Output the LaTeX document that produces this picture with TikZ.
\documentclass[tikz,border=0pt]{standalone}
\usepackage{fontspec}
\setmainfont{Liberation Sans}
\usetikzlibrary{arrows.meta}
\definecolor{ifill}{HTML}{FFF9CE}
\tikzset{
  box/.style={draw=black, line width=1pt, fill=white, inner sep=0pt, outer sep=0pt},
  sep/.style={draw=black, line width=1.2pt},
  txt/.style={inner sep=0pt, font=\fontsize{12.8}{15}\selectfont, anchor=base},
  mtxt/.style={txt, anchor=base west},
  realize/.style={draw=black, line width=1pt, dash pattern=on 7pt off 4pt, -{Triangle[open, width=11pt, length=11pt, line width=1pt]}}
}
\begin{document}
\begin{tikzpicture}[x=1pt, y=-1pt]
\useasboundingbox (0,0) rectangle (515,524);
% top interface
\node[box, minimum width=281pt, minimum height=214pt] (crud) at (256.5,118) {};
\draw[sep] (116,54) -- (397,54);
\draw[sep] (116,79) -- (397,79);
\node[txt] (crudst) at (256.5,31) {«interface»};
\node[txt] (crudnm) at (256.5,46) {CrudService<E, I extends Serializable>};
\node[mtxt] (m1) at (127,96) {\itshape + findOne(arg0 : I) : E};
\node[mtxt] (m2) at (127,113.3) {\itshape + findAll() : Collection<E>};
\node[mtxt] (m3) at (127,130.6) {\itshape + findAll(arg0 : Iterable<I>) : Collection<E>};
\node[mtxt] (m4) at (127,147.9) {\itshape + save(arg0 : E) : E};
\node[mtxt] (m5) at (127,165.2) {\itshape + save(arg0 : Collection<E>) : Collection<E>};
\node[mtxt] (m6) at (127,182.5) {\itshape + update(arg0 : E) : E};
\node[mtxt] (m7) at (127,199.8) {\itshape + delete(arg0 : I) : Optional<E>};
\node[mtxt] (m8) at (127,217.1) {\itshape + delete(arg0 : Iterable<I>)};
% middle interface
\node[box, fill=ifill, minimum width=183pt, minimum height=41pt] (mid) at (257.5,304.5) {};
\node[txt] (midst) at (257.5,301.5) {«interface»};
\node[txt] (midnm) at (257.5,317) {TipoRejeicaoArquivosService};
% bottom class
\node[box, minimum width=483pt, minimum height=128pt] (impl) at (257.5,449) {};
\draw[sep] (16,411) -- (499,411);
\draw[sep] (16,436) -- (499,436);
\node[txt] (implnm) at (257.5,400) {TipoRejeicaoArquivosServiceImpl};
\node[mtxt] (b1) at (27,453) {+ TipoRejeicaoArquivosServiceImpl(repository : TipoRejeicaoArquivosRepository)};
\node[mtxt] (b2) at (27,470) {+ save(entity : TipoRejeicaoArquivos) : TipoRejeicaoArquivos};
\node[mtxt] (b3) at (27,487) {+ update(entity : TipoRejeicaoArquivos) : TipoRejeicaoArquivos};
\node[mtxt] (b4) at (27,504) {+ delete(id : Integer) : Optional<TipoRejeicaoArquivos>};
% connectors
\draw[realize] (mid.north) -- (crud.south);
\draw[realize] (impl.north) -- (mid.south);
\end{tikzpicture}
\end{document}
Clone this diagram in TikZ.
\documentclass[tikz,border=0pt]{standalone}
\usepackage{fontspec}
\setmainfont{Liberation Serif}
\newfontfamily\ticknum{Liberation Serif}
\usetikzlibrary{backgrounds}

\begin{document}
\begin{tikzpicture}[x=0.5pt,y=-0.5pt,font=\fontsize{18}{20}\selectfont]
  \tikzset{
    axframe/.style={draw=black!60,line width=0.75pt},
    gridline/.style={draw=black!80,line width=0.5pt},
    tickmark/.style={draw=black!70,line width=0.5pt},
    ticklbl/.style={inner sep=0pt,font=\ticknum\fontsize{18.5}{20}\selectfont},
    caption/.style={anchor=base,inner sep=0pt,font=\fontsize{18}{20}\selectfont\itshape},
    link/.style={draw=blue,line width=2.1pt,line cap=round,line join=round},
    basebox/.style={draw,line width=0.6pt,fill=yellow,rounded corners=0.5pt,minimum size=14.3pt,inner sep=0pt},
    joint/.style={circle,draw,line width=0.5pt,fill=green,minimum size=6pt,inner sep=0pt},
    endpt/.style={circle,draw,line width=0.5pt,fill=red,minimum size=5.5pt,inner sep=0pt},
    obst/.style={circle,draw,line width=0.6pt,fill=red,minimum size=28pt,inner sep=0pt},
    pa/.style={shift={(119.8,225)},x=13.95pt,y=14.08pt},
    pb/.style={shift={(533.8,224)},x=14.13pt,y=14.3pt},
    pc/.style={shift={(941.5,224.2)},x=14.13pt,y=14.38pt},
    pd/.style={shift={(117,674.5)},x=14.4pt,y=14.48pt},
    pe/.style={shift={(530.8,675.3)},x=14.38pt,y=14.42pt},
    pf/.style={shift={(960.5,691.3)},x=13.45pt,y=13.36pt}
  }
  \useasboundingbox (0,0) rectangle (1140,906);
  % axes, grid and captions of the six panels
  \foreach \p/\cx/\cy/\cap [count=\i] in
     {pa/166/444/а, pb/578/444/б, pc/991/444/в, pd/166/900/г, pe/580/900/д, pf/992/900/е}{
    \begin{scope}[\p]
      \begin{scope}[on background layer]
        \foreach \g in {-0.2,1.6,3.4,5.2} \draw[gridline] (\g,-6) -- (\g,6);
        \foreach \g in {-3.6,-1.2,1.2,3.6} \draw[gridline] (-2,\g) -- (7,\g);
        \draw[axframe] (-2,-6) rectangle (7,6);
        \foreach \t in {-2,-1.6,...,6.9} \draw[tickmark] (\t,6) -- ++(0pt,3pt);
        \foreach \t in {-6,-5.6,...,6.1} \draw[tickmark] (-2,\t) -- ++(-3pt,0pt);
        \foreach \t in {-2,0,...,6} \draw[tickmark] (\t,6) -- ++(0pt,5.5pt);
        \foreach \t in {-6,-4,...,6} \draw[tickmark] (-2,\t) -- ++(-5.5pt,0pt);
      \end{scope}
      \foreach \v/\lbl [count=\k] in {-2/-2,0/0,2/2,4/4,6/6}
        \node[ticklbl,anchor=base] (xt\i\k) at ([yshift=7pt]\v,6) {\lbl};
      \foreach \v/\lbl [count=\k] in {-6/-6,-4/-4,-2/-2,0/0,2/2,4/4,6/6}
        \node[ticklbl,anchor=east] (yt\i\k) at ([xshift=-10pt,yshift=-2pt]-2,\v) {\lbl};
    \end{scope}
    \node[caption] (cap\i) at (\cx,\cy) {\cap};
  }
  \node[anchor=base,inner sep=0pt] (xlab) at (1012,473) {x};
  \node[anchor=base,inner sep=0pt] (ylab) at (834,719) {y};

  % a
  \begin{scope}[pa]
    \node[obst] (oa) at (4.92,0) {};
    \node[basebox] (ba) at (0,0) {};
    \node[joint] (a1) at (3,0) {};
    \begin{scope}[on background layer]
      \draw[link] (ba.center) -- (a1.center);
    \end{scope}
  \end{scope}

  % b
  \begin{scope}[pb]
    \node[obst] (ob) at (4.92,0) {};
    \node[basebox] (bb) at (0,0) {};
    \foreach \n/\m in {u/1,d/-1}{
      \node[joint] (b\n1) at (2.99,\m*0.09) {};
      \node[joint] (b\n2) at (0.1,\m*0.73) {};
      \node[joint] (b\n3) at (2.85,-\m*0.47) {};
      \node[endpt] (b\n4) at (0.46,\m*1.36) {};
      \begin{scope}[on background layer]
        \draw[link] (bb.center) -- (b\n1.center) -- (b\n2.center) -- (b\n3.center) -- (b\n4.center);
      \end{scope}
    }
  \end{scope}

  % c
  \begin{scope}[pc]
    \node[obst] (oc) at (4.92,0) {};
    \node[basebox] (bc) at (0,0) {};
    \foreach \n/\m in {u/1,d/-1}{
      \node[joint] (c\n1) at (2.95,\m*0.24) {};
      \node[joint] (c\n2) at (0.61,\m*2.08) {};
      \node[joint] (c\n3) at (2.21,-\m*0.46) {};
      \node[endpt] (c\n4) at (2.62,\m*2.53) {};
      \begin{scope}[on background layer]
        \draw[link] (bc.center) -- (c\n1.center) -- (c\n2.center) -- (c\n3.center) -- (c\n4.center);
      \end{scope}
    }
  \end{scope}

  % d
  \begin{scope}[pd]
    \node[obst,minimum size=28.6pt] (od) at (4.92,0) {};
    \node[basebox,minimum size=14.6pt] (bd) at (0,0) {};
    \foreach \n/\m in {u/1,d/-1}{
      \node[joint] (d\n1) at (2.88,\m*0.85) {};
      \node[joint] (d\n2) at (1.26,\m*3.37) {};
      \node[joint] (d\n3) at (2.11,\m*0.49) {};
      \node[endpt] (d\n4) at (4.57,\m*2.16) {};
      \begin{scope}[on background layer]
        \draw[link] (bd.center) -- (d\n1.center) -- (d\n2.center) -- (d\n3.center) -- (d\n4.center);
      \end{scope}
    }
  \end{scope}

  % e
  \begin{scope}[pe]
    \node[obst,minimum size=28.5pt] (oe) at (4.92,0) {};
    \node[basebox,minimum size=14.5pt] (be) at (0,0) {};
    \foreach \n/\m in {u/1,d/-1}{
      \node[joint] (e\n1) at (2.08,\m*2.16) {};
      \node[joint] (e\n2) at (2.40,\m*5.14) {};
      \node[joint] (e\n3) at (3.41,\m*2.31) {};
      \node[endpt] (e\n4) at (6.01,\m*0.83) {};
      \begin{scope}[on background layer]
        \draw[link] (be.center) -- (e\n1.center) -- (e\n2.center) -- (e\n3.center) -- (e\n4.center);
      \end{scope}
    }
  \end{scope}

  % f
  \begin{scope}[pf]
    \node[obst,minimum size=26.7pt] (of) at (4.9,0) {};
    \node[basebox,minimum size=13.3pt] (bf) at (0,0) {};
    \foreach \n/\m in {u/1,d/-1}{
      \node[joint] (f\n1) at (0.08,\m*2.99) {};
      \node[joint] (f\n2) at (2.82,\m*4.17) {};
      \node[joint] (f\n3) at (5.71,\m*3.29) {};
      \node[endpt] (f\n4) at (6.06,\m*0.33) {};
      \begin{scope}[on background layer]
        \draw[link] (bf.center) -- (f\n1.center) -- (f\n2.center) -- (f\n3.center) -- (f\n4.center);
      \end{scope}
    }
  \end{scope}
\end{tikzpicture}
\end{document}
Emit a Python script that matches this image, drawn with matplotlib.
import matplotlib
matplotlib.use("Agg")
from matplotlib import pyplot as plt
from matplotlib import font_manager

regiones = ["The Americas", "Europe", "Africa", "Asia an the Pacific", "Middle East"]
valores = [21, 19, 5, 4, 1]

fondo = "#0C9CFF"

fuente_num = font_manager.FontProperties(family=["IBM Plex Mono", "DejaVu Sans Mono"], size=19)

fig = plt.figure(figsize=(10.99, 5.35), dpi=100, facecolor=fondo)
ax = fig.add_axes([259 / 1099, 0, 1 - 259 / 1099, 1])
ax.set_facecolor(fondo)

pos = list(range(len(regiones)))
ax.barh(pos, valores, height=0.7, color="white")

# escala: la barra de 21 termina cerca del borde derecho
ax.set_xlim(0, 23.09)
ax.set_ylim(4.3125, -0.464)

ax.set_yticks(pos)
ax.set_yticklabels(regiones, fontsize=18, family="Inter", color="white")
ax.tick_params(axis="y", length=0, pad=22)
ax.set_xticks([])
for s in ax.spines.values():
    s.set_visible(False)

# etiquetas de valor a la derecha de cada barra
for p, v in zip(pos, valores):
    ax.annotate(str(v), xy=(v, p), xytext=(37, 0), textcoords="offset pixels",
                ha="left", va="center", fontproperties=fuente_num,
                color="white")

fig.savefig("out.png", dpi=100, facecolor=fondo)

====

WHAT YOU WILL DO: Repeat, word for word, only the lines from the line holding "Emit a Python" through the line holding "s.set_visible(False)", with both of those lines included.

THE COMPLETED TASK:
Emit a Python script that matches this image, drawn with matplotlib.
import matplotlib
matplotlib.use("Agg")
from matplotlib import pyplot as plt
from matplotlib import font_manager

regiones = ["The Americas", "Europe", "Africa", "Asia an the Pacific", "Middle East"]
valores = [21, 19, 5, 4, 1]

fondo = "#0C9CFF"

fuente_num = font_manager.FontProperties(family=["IBM Plex Mono", "DejaVu Sans Mono"], size=19)

fig = plt.figure(figsize=(10.99, 5.35), dpi=100, facecolor=fondo)
ax = fig.add_axes([259 / 1099, 0, 1 - 259 / 1099, 1])
ax.set_facecolor(fondo)

pos = list(range(len(regiones)))
ax.barh(pos, valores, height=0.7, color="white")

# escala: la barra de 21 termina cerca del borde derecho
ax.set_xlim(0, 23.09)
ax.set_ylim(4.3125, -0.464)

ax.set_yticks(pos)
ax.set_yticklabels(regiones, fontsize=18, family="Inter", color="white")
ax.tick_params(axis="y", length=0, pad=22)
ax.set_xticks([])
for s in ax.spines.values():
    s.set_visible(False)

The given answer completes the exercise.